Stated task:
Return the material exactly, first line through the line containing "const mp3YTicks = [0, 20, 40, 60, 80, 100, 120, 140];", and nothing more. Pictures stay out.

Data:
───

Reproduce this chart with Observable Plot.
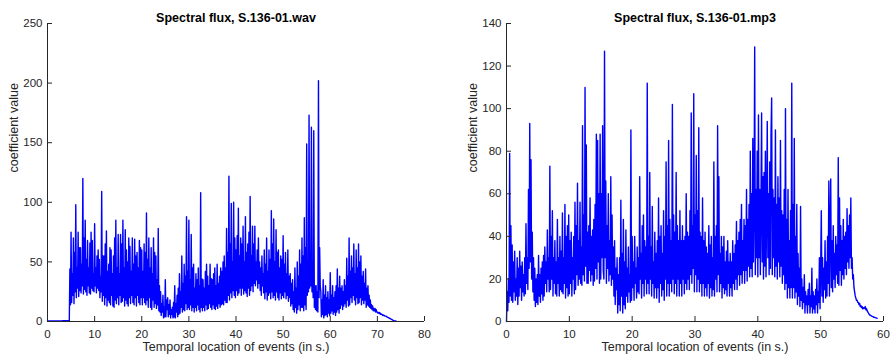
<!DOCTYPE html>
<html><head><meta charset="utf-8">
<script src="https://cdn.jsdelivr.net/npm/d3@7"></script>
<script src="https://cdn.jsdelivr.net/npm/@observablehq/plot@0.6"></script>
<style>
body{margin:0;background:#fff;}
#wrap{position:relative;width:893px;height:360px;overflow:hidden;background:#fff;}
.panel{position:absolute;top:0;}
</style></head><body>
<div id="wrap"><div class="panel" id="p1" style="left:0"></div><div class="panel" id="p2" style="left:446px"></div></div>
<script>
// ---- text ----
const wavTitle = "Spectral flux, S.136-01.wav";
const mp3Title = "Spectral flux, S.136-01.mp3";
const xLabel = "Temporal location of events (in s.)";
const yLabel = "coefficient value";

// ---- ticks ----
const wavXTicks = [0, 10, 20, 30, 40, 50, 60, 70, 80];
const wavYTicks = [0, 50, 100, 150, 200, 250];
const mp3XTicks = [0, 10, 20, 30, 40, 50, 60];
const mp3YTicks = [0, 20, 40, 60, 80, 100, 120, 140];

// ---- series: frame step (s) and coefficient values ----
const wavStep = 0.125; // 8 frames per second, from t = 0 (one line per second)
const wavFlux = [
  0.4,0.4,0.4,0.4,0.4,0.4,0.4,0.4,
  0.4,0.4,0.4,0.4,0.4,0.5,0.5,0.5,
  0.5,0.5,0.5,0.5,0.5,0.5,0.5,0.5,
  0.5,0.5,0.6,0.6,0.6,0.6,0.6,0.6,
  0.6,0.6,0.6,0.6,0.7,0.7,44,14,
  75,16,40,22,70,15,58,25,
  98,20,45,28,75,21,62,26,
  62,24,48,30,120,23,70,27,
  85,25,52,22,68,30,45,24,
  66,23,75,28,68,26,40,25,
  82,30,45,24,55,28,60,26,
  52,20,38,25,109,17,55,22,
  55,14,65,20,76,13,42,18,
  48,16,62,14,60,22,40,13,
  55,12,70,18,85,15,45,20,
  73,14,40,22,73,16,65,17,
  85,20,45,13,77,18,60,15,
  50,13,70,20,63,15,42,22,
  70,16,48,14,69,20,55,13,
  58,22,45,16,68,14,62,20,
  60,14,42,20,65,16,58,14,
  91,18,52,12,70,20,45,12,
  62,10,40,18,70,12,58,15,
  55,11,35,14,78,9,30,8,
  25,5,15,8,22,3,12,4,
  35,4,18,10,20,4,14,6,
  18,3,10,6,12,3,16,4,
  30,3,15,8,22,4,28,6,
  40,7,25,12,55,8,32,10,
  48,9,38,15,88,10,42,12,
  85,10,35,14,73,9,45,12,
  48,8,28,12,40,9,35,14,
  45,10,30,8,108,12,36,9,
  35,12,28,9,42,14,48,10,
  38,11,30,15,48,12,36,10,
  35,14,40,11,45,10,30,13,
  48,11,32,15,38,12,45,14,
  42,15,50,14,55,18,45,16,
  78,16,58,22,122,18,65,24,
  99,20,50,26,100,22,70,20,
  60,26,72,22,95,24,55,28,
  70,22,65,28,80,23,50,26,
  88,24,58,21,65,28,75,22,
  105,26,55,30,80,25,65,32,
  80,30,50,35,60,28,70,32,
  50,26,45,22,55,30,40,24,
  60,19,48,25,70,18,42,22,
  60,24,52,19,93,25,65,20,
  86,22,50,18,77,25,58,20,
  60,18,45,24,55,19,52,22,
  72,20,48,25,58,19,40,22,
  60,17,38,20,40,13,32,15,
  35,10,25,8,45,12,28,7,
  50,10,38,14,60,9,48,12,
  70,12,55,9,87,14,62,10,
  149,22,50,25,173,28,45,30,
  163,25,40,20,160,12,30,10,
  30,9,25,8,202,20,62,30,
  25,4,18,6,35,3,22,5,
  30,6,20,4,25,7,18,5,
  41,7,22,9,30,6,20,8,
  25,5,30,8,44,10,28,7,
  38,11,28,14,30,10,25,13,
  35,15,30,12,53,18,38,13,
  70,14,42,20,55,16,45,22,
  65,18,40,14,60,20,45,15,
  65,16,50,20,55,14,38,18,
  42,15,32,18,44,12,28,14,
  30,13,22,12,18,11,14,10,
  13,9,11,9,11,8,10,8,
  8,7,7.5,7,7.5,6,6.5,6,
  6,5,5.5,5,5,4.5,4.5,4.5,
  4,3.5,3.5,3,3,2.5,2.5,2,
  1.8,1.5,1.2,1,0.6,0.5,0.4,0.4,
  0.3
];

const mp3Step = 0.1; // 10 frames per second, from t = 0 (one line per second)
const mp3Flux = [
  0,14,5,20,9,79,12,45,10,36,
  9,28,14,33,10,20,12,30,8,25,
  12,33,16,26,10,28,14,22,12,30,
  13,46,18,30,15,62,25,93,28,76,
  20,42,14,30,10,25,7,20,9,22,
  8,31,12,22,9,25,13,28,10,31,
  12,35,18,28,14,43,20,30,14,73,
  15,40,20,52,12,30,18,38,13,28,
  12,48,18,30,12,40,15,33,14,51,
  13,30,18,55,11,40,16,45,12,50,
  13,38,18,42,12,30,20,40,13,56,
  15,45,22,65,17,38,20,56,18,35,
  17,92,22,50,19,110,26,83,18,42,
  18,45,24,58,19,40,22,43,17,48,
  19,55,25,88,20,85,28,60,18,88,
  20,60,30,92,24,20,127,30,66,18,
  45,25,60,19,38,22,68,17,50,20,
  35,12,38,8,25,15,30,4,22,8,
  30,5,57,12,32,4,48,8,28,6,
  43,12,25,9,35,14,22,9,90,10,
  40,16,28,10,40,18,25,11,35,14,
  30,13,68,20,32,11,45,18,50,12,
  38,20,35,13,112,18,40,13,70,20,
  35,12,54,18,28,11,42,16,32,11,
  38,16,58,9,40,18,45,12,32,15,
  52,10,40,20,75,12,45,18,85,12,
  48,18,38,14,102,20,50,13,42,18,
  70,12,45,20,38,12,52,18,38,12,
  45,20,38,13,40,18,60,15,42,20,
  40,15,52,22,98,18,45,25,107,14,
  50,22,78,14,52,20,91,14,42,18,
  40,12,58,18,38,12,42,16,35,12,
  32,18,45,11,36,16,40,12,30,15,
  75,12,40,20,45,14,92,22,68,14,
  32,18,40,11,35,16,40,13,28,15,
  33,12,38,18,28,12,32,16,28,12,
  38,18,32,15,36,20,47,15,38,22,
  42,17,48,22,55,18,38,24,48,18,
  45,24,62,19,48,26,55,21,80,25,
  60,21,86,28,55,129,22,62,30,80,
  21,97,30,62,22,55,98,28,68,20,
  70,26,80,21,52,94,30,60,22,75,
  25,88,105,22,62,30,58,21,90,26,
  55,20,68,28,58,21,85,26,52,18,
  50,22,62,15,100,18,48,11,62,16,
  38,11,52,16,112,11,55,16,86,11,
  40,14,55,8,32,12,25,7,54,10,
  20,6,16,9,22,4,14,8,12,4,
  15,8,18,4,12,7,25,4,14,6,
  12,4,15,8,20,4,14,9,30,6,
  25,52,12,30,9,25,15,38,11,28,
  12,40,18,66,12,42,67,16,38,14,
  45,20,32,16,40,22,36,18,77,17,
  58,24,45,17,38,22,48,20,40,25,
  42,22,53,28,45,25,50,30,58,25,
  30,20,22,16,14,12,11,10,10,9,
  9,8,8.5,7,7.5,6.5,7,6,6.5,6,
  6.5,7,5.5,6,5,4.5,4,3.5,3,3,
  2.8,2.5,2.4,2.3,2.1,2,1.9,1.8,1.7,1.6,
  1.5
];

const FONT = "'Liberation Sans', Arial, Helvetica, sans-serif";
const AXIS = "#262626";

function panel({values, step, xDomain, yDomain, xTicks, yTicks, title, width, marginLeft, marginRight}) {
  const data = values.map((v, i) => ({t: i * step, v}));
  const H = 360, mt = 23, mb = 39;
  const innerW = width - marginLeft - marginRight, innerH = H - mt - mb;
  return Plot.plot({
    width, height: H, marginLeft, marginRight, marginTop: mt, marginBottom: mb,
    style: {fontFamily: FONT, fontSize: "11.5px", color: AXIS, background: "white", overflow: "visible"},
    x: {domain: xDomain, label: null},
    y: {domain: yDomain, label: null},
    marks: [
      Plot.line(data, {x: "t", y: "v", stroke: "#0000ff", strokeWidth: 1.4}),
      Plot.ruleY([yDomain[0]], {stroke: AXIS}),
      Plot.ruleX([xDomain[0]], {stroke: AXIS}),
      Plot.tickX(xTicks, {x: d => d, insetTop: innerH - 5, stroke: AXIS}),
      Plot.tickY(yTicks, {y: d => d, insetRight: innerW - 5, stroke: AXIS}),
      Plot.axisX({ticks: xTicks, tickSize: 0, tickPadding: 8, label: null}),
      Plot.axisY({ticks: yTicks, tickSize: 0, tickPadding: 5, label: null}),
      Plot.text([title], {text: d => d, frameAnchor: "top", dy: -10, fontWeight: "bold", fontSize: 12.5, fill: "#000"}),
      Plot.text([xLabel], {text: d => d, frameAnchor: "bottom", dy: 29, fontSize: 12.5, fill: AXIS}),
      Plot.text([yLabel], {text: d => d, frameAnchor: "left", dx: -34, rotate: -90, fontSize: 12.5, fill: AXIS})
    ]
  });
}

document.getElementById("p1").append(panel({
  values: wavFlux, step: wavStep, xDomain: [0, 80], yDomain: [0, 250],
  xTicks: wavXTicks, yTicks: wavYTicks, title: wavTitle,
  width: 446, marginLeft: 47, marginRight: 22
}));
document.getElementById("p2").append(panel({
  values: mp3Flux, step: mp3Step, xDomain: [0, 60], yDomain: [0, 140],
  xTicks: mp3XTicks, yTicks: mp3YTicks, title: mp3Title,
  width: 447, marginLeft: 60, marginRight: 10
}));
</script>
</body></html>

───

Output of the exercise:
Reproduce this chart with Observable Plot.
<!DOCTYPE html>
<html><head><meta charset="utf-8">
<script src="https://cdn.jsdelivr.net/npm/d3@7"></script>
<script src="https://cdn.jsdelivr.net/npm/@observablehq/plot@0.6"></script>
<style>
body{margin:0;background:#fff;}
#wrap{position:relative;width:893px;height:360px;overflow:hidden;background:#fff;}
.panel{position:absolute;top:0;}
</style></head><body>
<div id="wrap"><div class="panel" id="p1" style="left:0"></div><div class="panel" id="p2" style="left:446px"></div></div>
<script>
// ---- text ----
const wavTitle = "Spectral flux, S.136-01.wav";
const mp3Title = "Spectral flux, S.136-01.mp3";
const xLabel = "Temporal location of events (in s.)";
const yLabel = "coefficient value";

// ---- ticks ----
const wavXTicks = [0, 10, 20, 30, 40, 50, 60, 70, 80];
const wavYTicks = [0, 50, 100, 150, 200, 250];
const mp3XTicks = [0, 10, 20, 30, 40, 50, 60];
const mp3YTicks = [0, 20, 40, 60, 80, 100, 120, 140];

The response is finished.